Whenever the Bishops meet for these Plenary Assemblies, it is usually over a period of 14 days. The first day is dedicated to prayer and recollection. The second is the opening public Mass. The first week of the Plenary Assembly is usually known as the ‘study session’ of the Conference. During the study sessions position papers are presented by experts on various topics in line with the main theme. Bishops sometimes go into study groups which are then followed by open discussion and debate. The final session would  then adopt resolutions which would be shared in a communiqué at the end of the  two-week Plenary Assembly.  The second week of the Plenary runs as a business meeting for the Bishops. During this business week the Bishops listen to reports from the AMECEA Secretariat staff and AMECEA institutions such as CUEA and make any major policy decisions that may arise from the reports. It is also during this business session that appointments to vacant positions of their institutions are made.

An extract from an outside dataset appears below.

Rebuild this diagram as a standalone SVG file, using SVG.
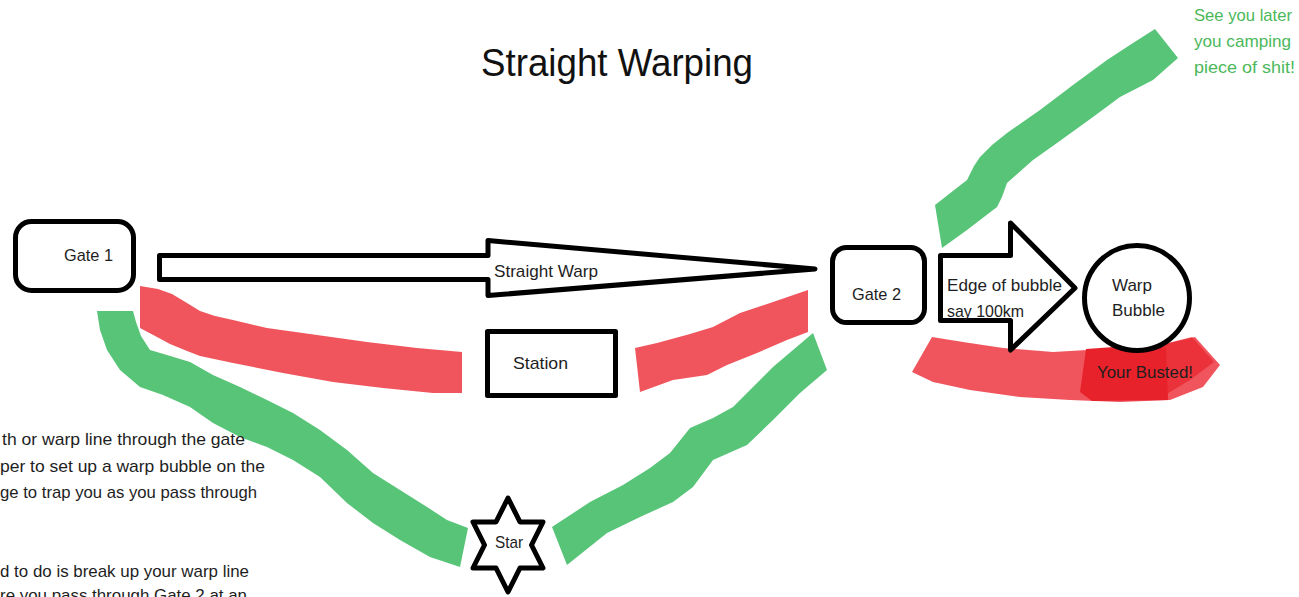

The authority of all activities of AMECEA rests with the Plenary Assembly of all the Bishops of the AMECEA-member countries. Between the Plenary Assemblies, the Executive Board makes the necessary decisions according to the AMECEA priorities. The day to day decisions are taken on behalf of the AMECEA Chairman by the Secretary General. The present Secretary General is Fr. Ferdinand Lugonzo of Kenya.  He is based at the AMECEA Secretariat in Nairobi.

The AMECEA Secretariat in Nairobi has a number of key departments such as the Social Communications, Justice and Peace and the Pastoral Departments.

The Social Communications Department aims at fostering the growth of Social Communications for Evangelization in the region. Among other priorities, the AMECEA Pastoral Department incorporates the Apostolate to the Nomads of the AMECEA region. The Apostolate to the Nomads was established in 1976 and aims at Evangelizing the Pastoralists, Nomadic and Semi-Nomadic people.

AMECEA prides itself of key institutions of learning for its members. Foremost of these institutions is the Catholic University of Eastern Africa (CUEA).  As an academic organ of the local churches in the AMECEA region, this institution carries out Christ’s mission of Evangelisation through research and teaching. The University was formally inaugurated by the late Pope John Paul II in August 1985. The University is continually working to make itself relevant to key stakeholders.

The accountancy course at St. Augustine University of Tanzania (SAUT) was established to train accountants who would work in Church-related institutions of AMECEA-member  countries. 

Blessed Bakanja AMECEA College in Kenya was established in 1998. It is a regional Theological Seminary and House of Formation for Seminarians drawn from the eight AMECEA-member countries.

The AMECEA Pastoral Institute (API/GABA) was one of the earliest AMECEA institutions. Established in 1967 and originally situated at Gaba, Kampala in Uganda,  the Institution was forced to move to Eldoret, Kenya in 1976 because of political insecurity in Uganda, at the time. The AMECEA Pastoral Institute is a Catholic pastoral institute which offers  an opportunity for ongoing formation, pastoral study and renewal to Priests, Sisters and lay people. Today the Institute is part of the Catholic University of Eastern Africa (CUEA).


AMECEA -GABA Publications is a publishing department of AMECEA under CUEA. Among its notable publications have been AFER (African Ecclesial Review) Magazine and Spearhead Magazine. AFER was designed to be a scholarly journal distinguished for open discussion on pastoral issues affecting the Church. Spearhead Magazine instead would offer monograph series which evolve from pastoral research by various AMECEA Scholars.